Enter the Margaritaverse: My Week at NFT.NFC
Wandering through the damp, grey streets of Brooklyn this past Tuesday, I encountered a paper sign, haphazardly taped to a street pole. “Missing Cat,” it read. There was something off about the image of the cat itself – a sort of Halloween-themed caricature, rendered whimsically in midnight black, with a stitched-up mouth and a button for an eye, a la “Coraline.”
Cautiously, I approached the sign. “After an experiment went awfully wrong, this Monsta Cat went missing from the Paw-X Lab on Wednesday, October 13th, 2021,” declared the fine-print. “She’s been generated from over 500 traits and her ID is #5502. Might look scary, but actually really shy.”
Things began to blend together. At an event for the crypto-focused social startup Yat, guys with undercuts shilled their startups as tubs of sauteed mushrooms languished under fluorescents on a buffet table. Questlove had inexplicably been hired to DJ. The bartender offered me something called a “Hodl Toddy” – I didn’t ask questions. I told someone I liked their CryptoPunk t-shirt. “I own it,” he told me, proudly.
Early Wednesday morning, I found myself back in the heart of Times Square, staring down a mountain of glistening shrimp ceviche on the sixth floor of a Margaritaville – the newest location for Jimmy Buffet’s sort-of-campy, sort-of-horrifying chain of tropical-themed restaurants. It shares the space with a synagogue.
Attendees wandered around in a daze. The shrimp was free, and apparently endless. The coffee, I was told, wasn’t.

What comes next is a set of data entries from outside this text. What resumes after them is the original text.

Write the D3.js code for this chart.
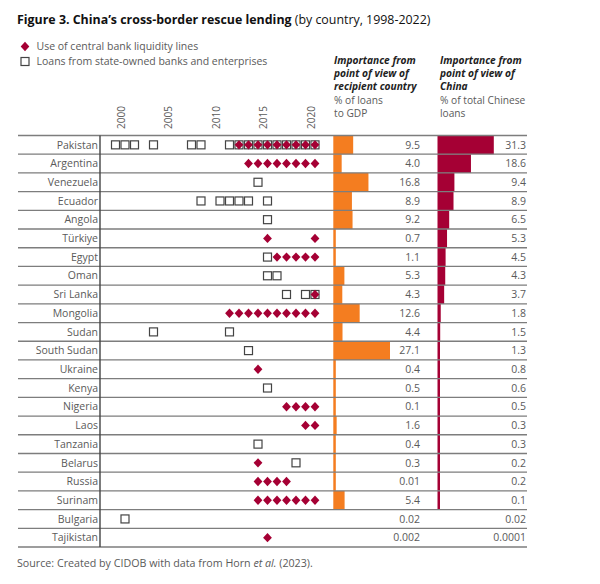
<!DOCTYPE html>
<html><head><meta charset="utf-8">
<script src="https://cdn.jsdelivr.net/npm/d3@7"></script>
<style>
html,body{margin:0;padding:0;background:#fff;}
svg{display:block;font-family:"Open Sans",sans-serif;}
</style></head>
<body>
<svg id="chart" width="600" height="584"></svg>
<script>
const countries = ["Pakistan","Argentina","Venezuela","Ecuador","Angola","Türkiye","Egypt","Oman","Sri Lanka","Mongolia","Sudan","South Sudan","Ukraine","Kenya","Nigeria","Laos","Tanzania","Belarus","Russia","Surinam","Bulgaria","Tajikistan"];

// years with state-owned bank / enterprise loans (squares)
const loanYears = [
  [2000,2001,2002,2004,2008,2009,2012,2013,2014,2015,2016,2017,2018,2019,2020,2021],
  [],
  [2015],
  [2009,2011,2012,2013,2014,2016],
  [2016],
  [],
  [2016],
  [2016,2017],
  [2018,2020,2021],
  [],
  [2004,2012],
  [2014],
  [],
  [2016],
  [],
  [],
  [2015],
  [2019],
  [],
  [],
  [2001],
  []
];

// years with central bank liquidity lines (diamonds)
const swapYears = [
  [2013,2014,2015,2016,2017,2018,2019,2020,2021],
  [2014,2015,2016,2017,2018,2019,2020,2021],
  [],
  [],
  [],
  [2016,2021],
  [2017,2018,2019,2020,2021],
  [],
  [2021],
  [2012,2013,2014,2015,2016,2017,2018,2019,2020,2021],
  [],
  [],
  [2015],
  [],
  [2018,2019,2020,2021],
  [2020,2021],
  [],
  [2015],
  [2015,2016,2017,2018],
  [2015,2016,2017,2018,2019,2020,2021],
  [],
  [2016]
];

const recipientPct = [9.5,4.0,16.8,8.9,9.2,0.7,1.1,5.3,4.3,12.6,4.4,27.1,0.4,0.5,0.1,1.6,0.4,0.3,0.01,5.4,0.02,0.002];
const recipientLabels = ["9.5","4.0","16.8","8.9","9.2","0.7","1.1","5.3","4.3","12.6","4.4","27.1","0.4","0.5","0.1","1.6","0.4","0.3","0.01","5.4","0.02","0.002"];
const chinaPct = [31.3,18.6,9.4,8.9,6.5,5.3,4.5,4.3,3.7,1.8,1.5,1.3,0.8,0.6,0.5,0.3,0.3,0.2,0.2,0.1,0.02,0.0001];
const chinaLabels = ["31.3","18.6","9.4","8.9","6.5","5.3","4.5","4.3","3.7","1.8","1.5","1.3","0.8","0.6","0.5","0.3","0.3","0.2","0.2","0.1","0.02","0.0001"];
const noBar = ["Bulgaria","Tajikistan"];
const yearTicks = [2000,2005,2010,2015,2020];

const ORANGE = "#F47D20", CRIMSON = "#A50034", GREY = "#5a5a5a";

const svg = d3.select("#chart");

// Title
const title = svg.append("text").attr("x",17).attr("y",23.5)
  .attr("font-size",12.4).attr("fill","#111");
title.append("tspan").attr("font-weight","bold").text("Figure 3. China’s cross-border rescue lending");
title.append("tspan").text(" (by country, 1998-2022)");

// Legend
const leg = svg.append("g");
leg.append("path").attr("d","M25,41.8 L29.3,46.5 L25,51.2 L20.7,46.5 Z").attr("fill",CRIMSON);
leg.append("text").attr("x",36.5).attr("y",50.2).attr("font-size",10.5).attr("fill",GREY)
  .text("Use of central bank liquidity lines");
leg.append("rect").attr("x",21).attr("y",57.5).attr("width",8).attr("height",8)
  .attr("fill","#fff").attr("stroke","#444").attr("stroke-width",1.2);
leg.append("text").attr("x",36.5).attr("y",65.4).attr("font-size",10.5).attr("fill",GREY)
  .text("Loans from state-owned banks and enterprises");

// Column headers
function header(x, boldLines, normLines){
  const g = svg.append("g");
  let y = 64;
  boldLines.forEach(t=>{
    g.append("text").attr("x",x).attr("y",y).attr("font-size",10.2)
      .attr("font-weight","bold").attr("font-style","italic").attr("fill","#222").text(t);
    y += 13.2;
  });
  normLines.forEach(t=>{
    g.append("text").attr("x",x).attr("y",y).attr("font-size",10.2)
      .attr("fill",GREY).text(t);
    y += 13.2;
  });
}
header(334,["Importance from","point of view of","recipient country"],["% of loans","to GDP"]);
header(440,["Importance from","point of view of","China"],["% of total Chinese","loans"]);

// Scales
const y = d3.scaleBand().domain(countries).range([135.5,547]).padding(0);
const x = d3.scaleLinear().domain([2000,2021]).range([115.5,315]);
const xr = d3.scaleLinear().domain([0,27.1]).range([333.3,390]);
const xc = d3.scaleLinear().domain([0,31.3]).range([437.5,493.8]);

// Year axis labels (rotated)
const yearAxis = d3.axisTop(d3.scaleLinear().domain(x.domain()).range(x.range().map(v=>v+5)))
  .tickValues(yearTicks).tickFormat(d3.format("d")).tickSize(0);
const ya = svg.append("g").attr("transform","translate(0,129)").call(yearAxis);
ya.select(".domain").remove();
ya.selectAll("text")
  .attr("transform","rotate(-90)")
  .attr("x",0).attr("y",0).attr("dy","0.35em")
  .attr("text-anchor","start")
  .attr("font-size",10).attr("font-family","Open Sans, sans-serif").attr("fill",GREY);

// Bars
const rows = countries.map((c,i)=>({c,i}));
svg.append("g").selectAll("rect").data(rows.filter(d=>!noBar.includes(d.c))).join("rect")
  .attr("x",xr(0)).attr("y",d=>y(d.c)).attr("height",y.bandwidth())
  .attr("width",d=>Math.max(2.5, xr(recipientPct[d.i])-xr(0)))
  .attr("fill",ORANGE);
svg.append("g").selectAll("rect").data(rows.filter(d=>!noBar.includes(d.c))).join("rect")
  .attr("x",xc(0)).attr("y",d=>y(d.c)).attr("height",y.bandwidth())
  .attr("width",d=>Math.max(2.5, xc(chinaPct[d.i])-xc(0)))
  .attr("fill",CRIMSON);

// Row lines
const lines = svg.append("g");
const bounds = countries.map(c=>y(c)).concat([y.range()[1]]);
lines.selectAll("line").data(bounds).join("line")
  .attr("x1",18).attr("x2",527).attr("y1",d=>d).attr("y2",d=>d)
  .attr("stroke","#7d7d7d").attr("stroke-width",1.3);
svg.append("line").attr("x1",100).attr("x2",100).attr("y1",y.range()[0]).attr("y2",y.range()[1])
  .attr("stroke","#444").attr("stroke-width",1.4);

// Country labels
svg.append("g").selectAll("text").data(countries).join("text")
  .attr("x",98).attr("y",d=>y(d)+y.bandwidth()/2).attr("dy","0.35em")
  .attr("text-anchor","end").attr("font-size",10.5).attr("fill",GREY).text(d=>d);

// Value labels
svg.append("g").selectAll("text").data(rows).join("text")
  .attr("x",420).attr("y",d=>y(d.c)+y.bandwidth()/2).attr("dy","0.35em")
  .attr("text-anchor","end").attr("font-size",10.5).attr("fill",GREY).text(d=>recipientLabels[d.i]);
svg.append("g").selectAll("text").data(rows).join("text")
  .attr("x",526).attr("y",d=>y(d.c)+y.bandwidth()/2).attr("dy","0.35em")
  .attr("text-anchor","end").attr("font-size",10.5).attr("fill",GREY).text(d=>chinaLabels[d.i]);

// Squares
const sq = rows.flatMap(d=>loanYears[d.i].map(yr=>({c:d.c,yr})));
svg.append("g").selectAll("rect").data(sq).join("rect")
  .attr("x",d=>x(d.yr)-4).attr("y",d=>y(d.c)+y.bandwidth()/2-4)
  .attr("width",8).attr("height",8)
  .attr("fill","#fff").attr("stroke","#444").attr("stroke-width",1.2);

// Diamonds
const dm = rows.flatMap(d=>swapYears[d.i].map(yr=>({c:d.c,yr})));
svg.append("g").selectAll("path").data(dm).join("path")
  .attr("transform",d=>`translate(${x(d.yr)},${y(d.c)+y.bandwidth()/2})`)
  .attr("d","M0,-4.7 L4.4,0 L0,4.7 L-4.4,0 Z").attr("fill",CRIMSON);

// Source
const src = svg.append("text").attr("x",17).attr("y",566.5).attr("font-size",10.7).attr("fill",GREY);
src.append("tspan").text("Source: Created by CIDOB with data from Horn ");
src.append("tspan").attr("font-style","italic").text("et al.");
src.append("tspan").text(" (2023).");
</script>
</body></html>
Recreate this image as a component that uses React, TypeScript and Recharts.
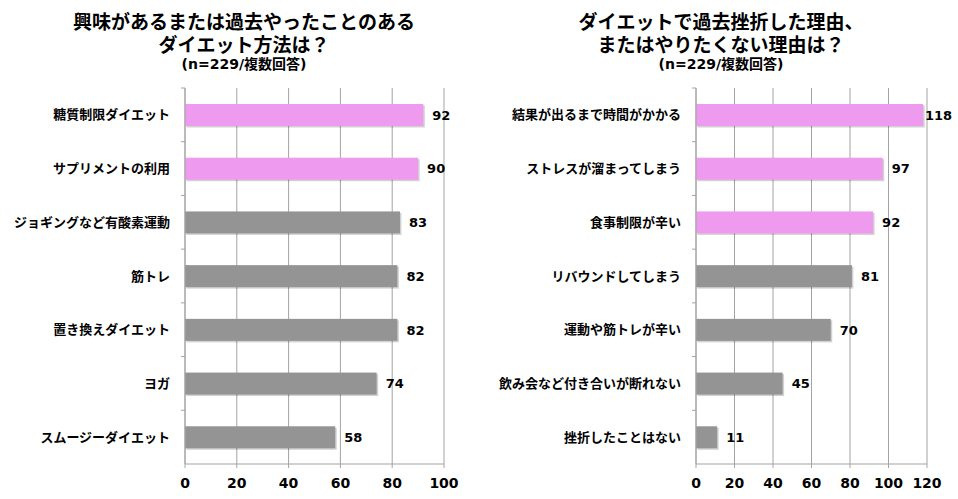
import React from 'react';
import { BarChart, Bar, XAxis, YAxis, CartesianGrid, Cell, LabelList } from 'recharts';

// left chart: interested / tried diet methods
const leftNames = [
    '糖質制限ダイエット',
    'サプリメントの利用',
    'ジョギングなど有酸素運動',
    '筋トレ',
    '置き換えダイエット',
    'ヨガ',
    'スムージーダイエット',
];
const leftValues = [92, 90, 83, 82, 82, 74, 58];
const leftTicks = [0, 20, 40, 60, 80, 100];

// right chart: reasons for giving up
const rightNames = [
    '結果が出るまで時間がかかる',
    'ストレスが溜まってしまう',
    '食事制限が辛い',
    'リバウンドしてしまう',
    '運動や筋トレが辛い',
    '飲み会など付き合いが断れない',
    '挫折したことはない',
];
const rightValues = [118, 97, 92, 81, 70, 45, 11];
const rightTicks = [0, 20, 40, 60, 80, 100, 120];

const PINK = '#ee9aef';
const GRAY = '#949494';
const LINE = '#a3a3a3';
const FONT = '"Noto Sans CJK JP", "Noto Sans", sans-serif';
const NUM_FONT = '"DejaVu Sans", Verdana, "Noto Sans CJK JP", sans-serif';

const W = 479;
const H = 499;
const TOP = 88;
const AXIS_H = 30;
const BOTTOM = 5;
const PLOT_H = H - TOP - BOTTOM - AXIS_H;

const CategoryTick = ({ x, y, payload, count }: any) => {
    const band = PLOT_H / count;
    return (
        <g>
            <line x1={x - 4} x2={x} y1={y - band / 2} y2={y - band / 2} stroke={LINE} />
            <text x={x - 15} y={y} dy="0.35em" textAnchor="end" fontSize={13} fontWeight="bold" fill="#000" fontFamily={FONT}>
                {payload.value}
            </text>
        </g>
    );
};

const ShadowBar = (props: any) => {
    const { x, y, width, height, fill } = props;
    return (
        <g>
            <rect x={x + 1.5} y={y + 1.5} width={width} height={height} fill="rgba(0,0,0,0.18)" />
            <rect x={x} y={y} width={width} height={height} fill={fill} />
        </g>
    );
};

function Panel({ names, values, ticks, max, highlight, axisW, right }: any) {
    const data = names.map((n: string, i: number) => ({ name: n, value: values[i] }));
    const maxX = W - right - 2;

    const ValueLabel = (p: any) => {
        const tx = Math.min(p.x + p.width + 9, maxX);
        return (
            <text x={tx} y={p.y + p.height / 2} dy="0.36em" fontSize={13} fontWeight="bold" fill="#000" fontFamily={NUM_FONT}>
                {p.value}
            </text>
        );
    };

    return (
        <BarChart width={W} height={H} data={data} layout="vertical" margin={{ top: TOP, right, bottom: BOTTOM, left: 0 }}>
            <CartesianGrid horizontal={false} stroke={LINE} />
            <XAxis
                type="number"
                domain={[0, max]}
                ticks={ticks}
                interval={0}
                height={AXIS_H}
                axisLine={{ stroke: LINE }}
                tickLine={{ stroke: LINE }}
                tickSize={4}
                tickMargin={10}
                tick={{ fontSize: 14, fontWeight: 'bold', fill: '#000', fontFamily: NUM_FONT }}
            />
            <YAxis
                type="category"
                dataKey="name"
                width={axisW}
                axisLine={{ stroke: LINE }}
                tickLine={false}
                tickSize={0}
                tickMargin={0}
                interval={0}
                tick={<CategoryTick count={names.length} />}
            />
            <Bar dataKey="value" barSize={22} isAnimationActive={false} shape={<ShadowBar />}>
                {data.map((_: any, i: number) => (
                    <Cell key={`c-${i}`} fill={i < highlight ? PINK : GRAY} />
                ))}
                <LabelList dataKey="value" content={<ValueLabel />} />
            </Bar>
        </BarChart>
    );
}

const titleStyle: React.CSSProperties = {
    position: 'absolute',
    top: 9,
    textAlign: 'center',
    fontFamily: FONT,
    fontWeight: 'bold',
    color: '#000',
    fontSize: 19,
    lineHeight: '23px',
};
const subStyle: React.CSSProperties = { fontSize: 14, lineHeight: '19px', fontFamily: NUM_FONT };

export default function App() {
    return (
        <div style={{ position: 'absolute', left: 0, top: 0, width: 958, height: 499, background: '#fff', overflow: 'hidden' }}>
            <div style={{ ...titleStyle, left: 0, width: 488 }}>
                <div>興味があるまたは過去やったことのある</div>
                <div>ダイエット方法は？</div>
                <div style={subStyle}>(n=229/複数回答)</div>
            </div>
            <div style={{ ...titleStyle, left: 484, width: 474 }}>
                <div>ダイエットで過去挫折した理由、</div>
                <div>またはやりたくない理由は？</div>
                <div style={subStyle}>(n=229/複数回答)</div>
            </div>
            <div style={{ position: 'absolute', left: 0, top: 0 }}>
                <Panel names={leftNames} values={leftValues} ticks={leftTicks} max={100} highlight={2} axisW={185} right={35} />
            </div>
            <div style={{ position: 'absolute', left: 479, top: 0 }}>
                <Panel names={rightNames} values={rightValues} ticks={rightTicks} max={120} highlight={3} axisW={217} right={31} />
            </div>
        </div>
    );
}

Also, they were out of coffee.
On Thursday afternoon I headed to Terminal 5, a much-maligned concert venue on the far west side of Manhattan, for a digital art show sponsored by the NFT fund Metapurse. After slinking through a strobe-lit tunnel, I arrived on the main floor, where the NFT artist Beeple was casually signing autographs and posing for pictures. The space was bathed in harsh green light; crypto’s nouveau riche pranced around in Guy Fawkes masks. The vibe was part Electric Daisy Carnival, part Gaspar Noé.
Upstairs, I encountered a grim hallway lined with TV monitors. Attendees wearing virtual reality headsets stood in front of the screens – feet planted, arms whirling – attempting to explore a digital art gallery in the metaverse.
A teenage attendant tried to get me situated in a headset, but couldn’t quite get the focus aligned, and so gave up. As he was removing it, another metaverse explorer wheeled into a nearby ledge, knocking over a perched drink.
On the way out I saw a book for sale, “Goodnight Moonlambo” – “Goodnight Moon” for the laser-eyes Bitcoin crowd. “20 bucks,” chirped the seller, humorlessly.